Le rachat des péchés est un encouragement au péché. Il vaut mieux s’en tenir à dire : « Dieu vous ordonne d’être juste, » que d’aller jusqu’à dire : « Dieu vous pardonnera d’avoir été injuste. »

La force et la faiblesse arrangent le monde. S’il n’y avait que force, tous les hommes combattraient ; mais Dieu a donné la faiblesse ainsi le monde est composé d’ânes qui portent, et d’hommes qui chargent.

L’homme n’est point né méchant : tous les enfants sont innocents ; tous les jeunes gens, confiants, et prodiguant leur amitié ; les gens mariés aiment leurs enfants ; la pitié est dans tous les cœurs les tyrans seuls corrompirent le monde. On inventa les prêtres pour les opposer aux tyrans ; les prêtres furent pires. Que reste-t-il aux hommes ? La philosophie.

Les jansénistes ont servi à l’éloquence, et non à la philosophie.

Il est égal pour le peuple non pensant qu’on lui donne des vérités ou des erreurs à croire, de la sagesse ou de la folie ; il suivra également l’un ou l’autre : il n’est que machine aveugle. Il n’en est pas ainsi du peuple pensant ; il examine quelquefois, il commence par douter d’une légende absurde, et malheureusement cette légende est prise par lui pour la religion ; alors il dit : Il n’y a point de religion, et il s’abandonne au crime.
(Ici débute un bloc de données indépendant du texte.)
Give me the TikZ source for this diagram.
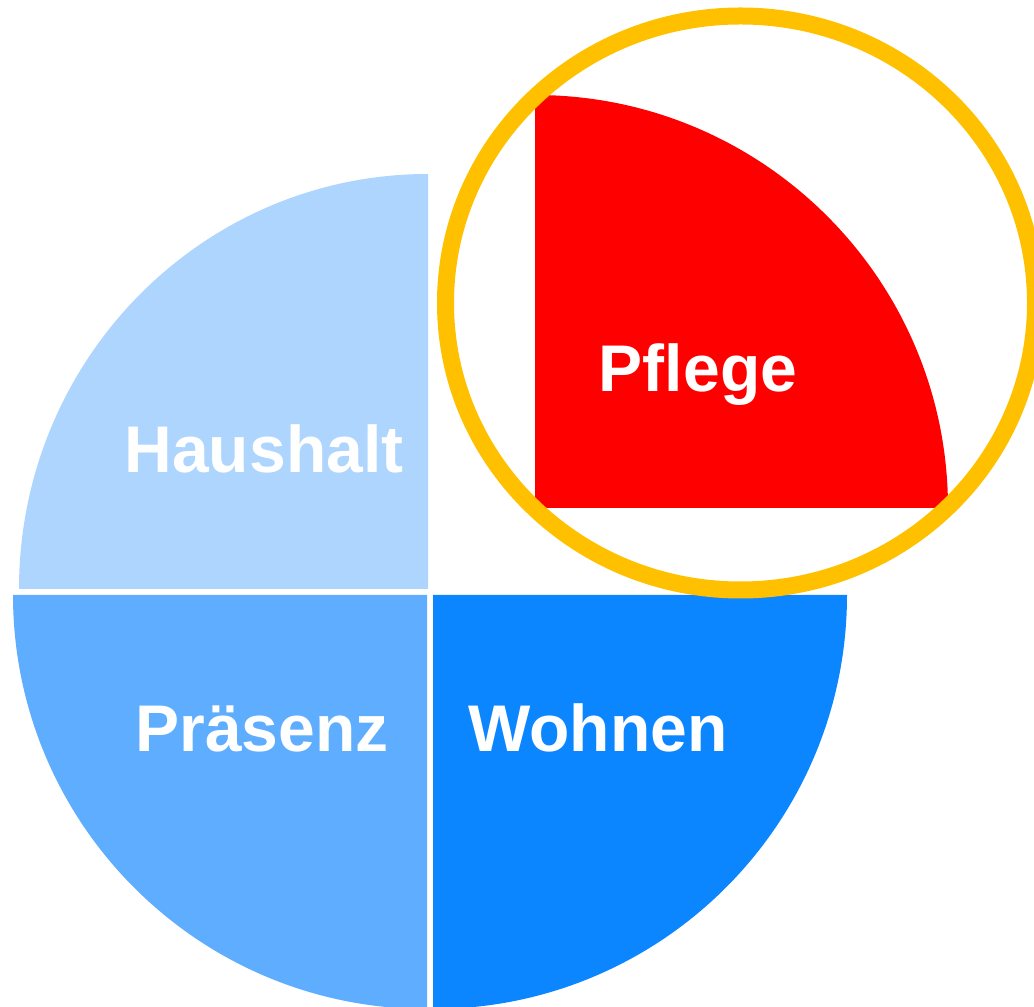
\documentclass[tikz,border=0pt]{standalone}
\usepackage{fontspec}
\setmainfont{Liberation Sans}
\definecolor{lightsky}{HTML}{ADD5FD}
\definecolor{midsky}{HTML}{5EADFE}
\definecolor{deepsky}{HTML}{0C86FF}
\definecolor{ringgold}{HTML}{FFC000}
\tikzset{
    quarter/.style={line join=round, draw=none},
    ring/.style={draw=ringgold, line width=17pt},
    label/.style={text=white, font=\bfseries\fontsize{66}{78}\selectfont, anchor=base, inner sep=0pt},
    common settings/.style={x=1pt, y=1pt}
}
\begin{document}
\begin{tikzpicture}[common settings]

    \def\r{414}    % radius of the blue quarters
    \def\p{413}    % radius of the red quarter

    \useasboundingbox (0,0) rectangle (1034,1007);
    \clip (0,0) rectangle (1034,1007);

    % Top left quarter
    \fill[quarter, lightsky] (428,418) -- (19,418)
        arc[start angle=180, end angle=90, x radius=409, y radius=415] -- cycle;

    % Bottom quarters
    \fill[quarter, midsky] (427,412) -- (13,412)
        arc[start angle=180, end angle=270, radius=\r] -- cycle;
    \fill[quarter, deepsky] (433,412) -- (847,412)
        arc[start angle=0, end angle=-90, radius=\r] -- cycle;

    % Highlighted quarter
    \fill[quarter, red] (535,499) -- (535,912)
        arc[start angle=90, end angle=0, radius=\p] -- cycle;

    % Ring round the highlight
    \draw[ring] (740.5,704) ellipse [x radius=295, y radius=287];

    % Labels
    \node[label] (haushalt) at (264,534) {Haushalt};
    \node[label] (pflege) at (698,615.5) {Pflege};
    \node[label] (praesenz) at (262,255) {Präsenz};
    \node[label] (wohnen) at (598,255) {Wohnen};

\end{tikzpicture}
\end{document}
Celui qui doute à Naples de la réalité du miracle de saint Janvier[1] est près d’être athée ; celui qui s’en moque en d’autres pays peut être un homme très-religieux.
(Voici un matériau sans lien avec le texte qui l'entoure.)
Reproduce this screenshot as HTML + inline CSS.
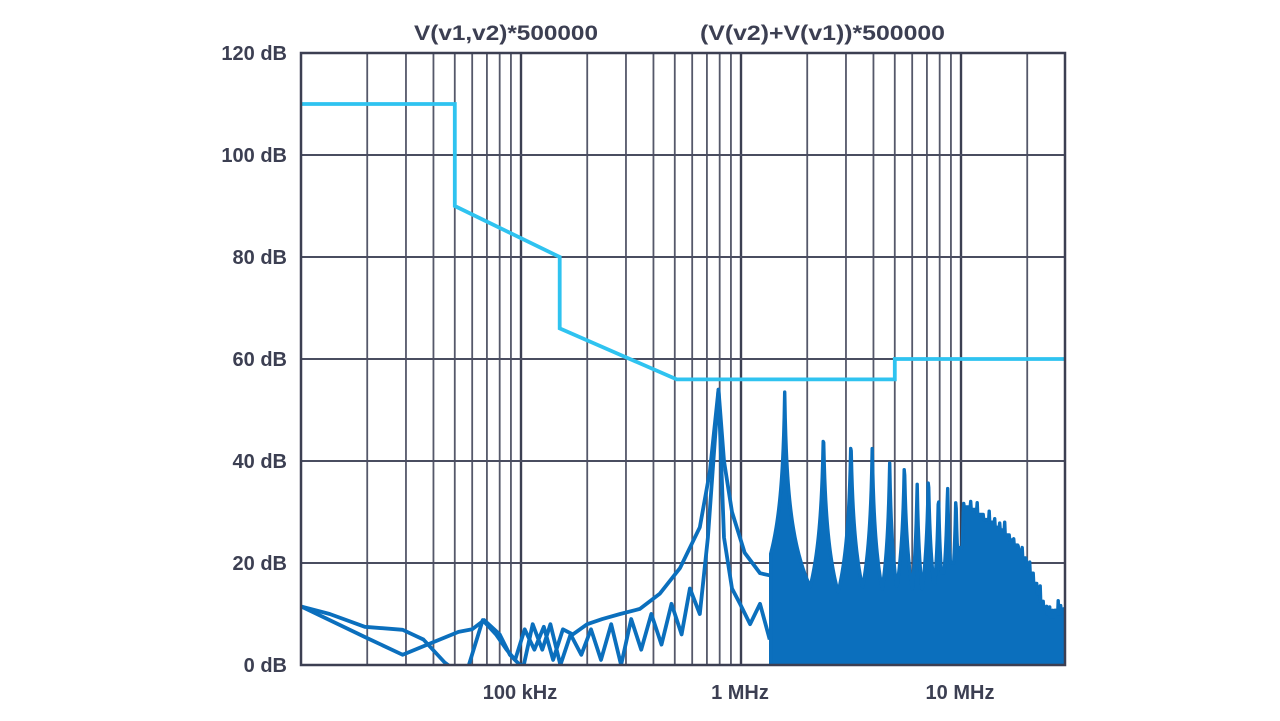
<!DOCTYPE html>
<html><head><meta charset="utf-8"><style>
html,body{margin:0;padding:0;background:#fff;}
svg{display:block;}
text{font-family:"Liberation Sans",sans-serif;font-weight:bold;fill:#3c3f52;}
</style></head><body>
<svg id="chart" width="1280" height="721" viewBox="0 0 1280 721" xmlns="http://www.w3.org/2000/svg">
<g id="grid"></g>
<g id="limit"></g>
<g id="traces"></g>
<rect x="301" y="53" width="764" height="612" fill="none" stroke="#3c3f52" stroke-width="2.5"/>
<g id="labels"></g>
<text x="414" y="40" font-size="21" textLength="184" lengthAdjust="spacingAndGlyphs">V(v1,v2)*500000</text>
<text x="700" y="40" font-size="21" textLength="245" lengthAdjust="spacingAndGlyphs">(V(v2)+V(v1))*500000</text>
</svg>
<script>
// ---- data ----
const yTicks = [0,20,40,60,80,100,120];
const yTickLabels = ["0 dB","20 dB","40 dB","60 dB","80 dB","100 dB","120 dB"];
const xTickFreqs = [100e3,1e6,10e6];
const xTickLabels = ["100 kHz","1 MHz","10 MHz"];
// limit mask (Hz, dB)
const limitFreqs = [10e3,50e3,50e3,150e3,150e3,510e3,5e6,5e6,30e6];
const limitDb    = [110,110,90,80,66,56,56,60,60];
// low-frequency trace A (Hz, dB)
const traceAFreqs = [10e3,13.5e3,19.5e3,29e3,36e3,45e3,50e3, 57e3,67e3,77e3,86e3,94e3,104e3,115e3,127e3,140e3,155e3,172e3,200e3,234e3,282e3,347e3,428e3,528e3,650e3,722e3,790e3,837e3,910e3,1.04e6,1.22e6,1.38e6,1.47e6];
const traceADb    = [11.5,10,7.5,6.9,5,0.5,-2, -2,8.8,6,3,1,7,3,7.5,1,7,6,8,9,10,11,14,19,27,38,54,40,30,22,18,17.5,22];
// low-frequency trace B
const traceBFreqs = [10e3,19.5e3,29e3,39e3,52e3,60e3,68e3,80e3,89e3,99e3,103e3,113e3,125e3,136e3,151e3,168e3,188e3,208e3,231e3,257e3,285e3,317e3,352e3,391e3,435e3,483e3,537e3,586e3,650e3,707e3,790e3,837e3,910e3,990e3,1.1e6,1.22e6,1.35e6];
const traceBDb    = [11.5,5.5,2,4.3,6.5,7,8.8,6,2,0,0,8,3,8,0,6,2,7,1,8,0,9,3,10,4,12,6,15,10,25,54,25,15,12,8,12,5];
// harmonic series: fundamental and peak amplitudes n=2..38
const fundamental = 0.79e6;
const harmonicPeaks = [53.5,46.5,45,43,40,40.5,36,38,34.5,36,34,33.5,33,32,31,30.5,29.5,29,28,27,26,25,24,22.5,21,19,17,15.5,14,13,12.5,12.5,13,13,13.5,13.5,13.5];
const noiseHigh = [11,12,12,12,13,14,15,16,18,20,23,31,30.5,29.5,28.5,28,27,26.5,25.5,24.5,23.5,22.5,21,19.5,18,16,14,12.5,11,10,9.5,9.5,10,10,10.5,10.5,10.5];

// ---- axes ----
const L=301,R=1065,T=53,B=665;
const fMin=10e3, pxPerDec=220;
const xs = f => L + pxPerDec*Math.log10(f/fMin);
const ys = d => B - (d/120)*(B-T);
const NS="http://www.w3.org/2000/svg";
function mk(tag, parent){const e=document.createElementNS(NS,tag);parent.appendChild(e);return e;}
const grid=document.getElementById('grid');
for(let dec=1e4; dec<=1e7; dec*=10){
  for(let m=1;m<=9;m++){
    const f=dec*m; const x=xs(f); if(x<=L+1||x>=R-1) continue;
    const ln=mk('line',grid);
    
    
    ln.setAttribute('x1',x);ln.setAttribute('x2',x);ln.setAttribute('y1',T);ln.setAttribute('y2',B);
    ln.setAttribute('stroke', m===1?'#3c3f52':'#55586a');ln.setAttribute('stroke-width', m===1?2.4:1.8);
  }
}
yTicks.forEach((d,i)=>{
  const y=ys(d);
  const ln=mk('line',grid);
  
  
  ln.setAttribute('x1',L);ln.setAttribute('x2',R);ln.setAttribute('y1',y);ln.setAttribute('y2',y);
  ln.setAttribute('stroke','#4a4d60');ln.setAttribute('stroke-width',2);
  const t=mk('text',document.getElementById('labels'));
  
  
  t.setAttribute('x',287);t.setAttribute('y',y+7);t.setAttribute('text-anchor','end');t.setAttribute('font-size','20');
  t.textContent=yTickLabels[i];
});
xTickFreqs.forEach((f,i)=>{
  const t=mk('text',document.getElementById('labels'));
  
  
  t.setAttribute('x',xs(f)-1);t.setAttribute('y',699);t.setAttribute('text-anchor','middle');t.setAttribute('font-size','20');
  t.textContent=xTickLabels[i];
});
// clip
const defs=mk('defs',document.getElementById('chart'));
const cp=mk('clipPath',defs);cp.setAttribute('id','plotclip');
const cr=mk('rect',cp);cr.setAttribute('x',L);cr.setAttribute('y',T);cr.setAttribute('width',R-L);cr.setAttribute('height',B-T+1);
const traces=document.getElementById('traces');traces.setAttribute('clip-path','url(#plotclip)');

// limit
const lp=mk('polyline',document.getElementById('limit'));


lp.setAttribute('points',limitFreqs.map((f,i)=>xs(f).toFixed(1)+','+ys(limitDb[i]).toFixed(1)).join(' '));
lp.setAttribute('fill','none');lp.setAttribute('stroke','#2fc3f0');lp.setAttribute('stroke-width',3.8);lp.setAttribute('stroke-linejoin','miter');

const BLUE='#0b6fbd';
function drawTrace(fs,ds,name){
  const p=mk('polyline',traces);
  
  
  p.setAttribute('points',fs.map((f,i)=>xs(f).toFixed(1)+','+ys(Math.max(ds[i],-1)).toFixed(1)).join(' '));
  p.setAttribute('fill','none');p.setAttribute('stroke',BLUE);p.setAttribute('stroke-width',3.8);p.setAttribute('stroke-linejoin','round');
}
drawTrace(traceAFreqs,traceADb,'trace-common-mode');
drawTrace(traceBFreqs,traceBDb,'trace-differential-mode');

// harmonic band: filled area from 0 dB up to max(spike, noise level)
const hx = harmonicPeaks.map((_,i)=>xs(fundamental*(i+2)));
let pts=[xs(fundamental*2)-14+','+ys(-1)];
for(let x=hx[0]-14; x<=R+2; x+=0.5){
  let v=0;
  hx.forEach((px,i)=>{ const s=harmonicPeaks[i]-26*Math.log10(1+Math.abs(x-px)/0.9); if(s>v)v=s; });
  let seg=0; for(let i=0;i<hx.length;i++){ if(x>=hx[i]) seg=i; }
  v=Math.max(v, noiseHigh[seg]);
  pts.push(x.toFixed(1)+','+ys(v).toFixed(1));
}
pts.push((R+2)+','+ys(-1));
const hb=mk('polygon',traces);


hb.setAttribute('points',pts.join(' '));
hb.setAttribute('fill',BLUE);hb.setAttribute('stroke',BLUE);hb.setAttribute('stroke-width',3.4);hb.setAttribute('stroke-linejoin','round');
</script>
</body></html>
Nous avons beaucoup d’erreurs, dit milord Orrery ; mais elles sont humaines, et nos principes sont divins.

La plupart des victoires sont comme celles de Cadmus : il en naît des ennemis.

Un simple imitateur est un estomac ruiné qui rend l’aliment comme il le reçoit : un plagiaire est un faussaire.

  1. Voyez la note, tome XIII, pages 96-97.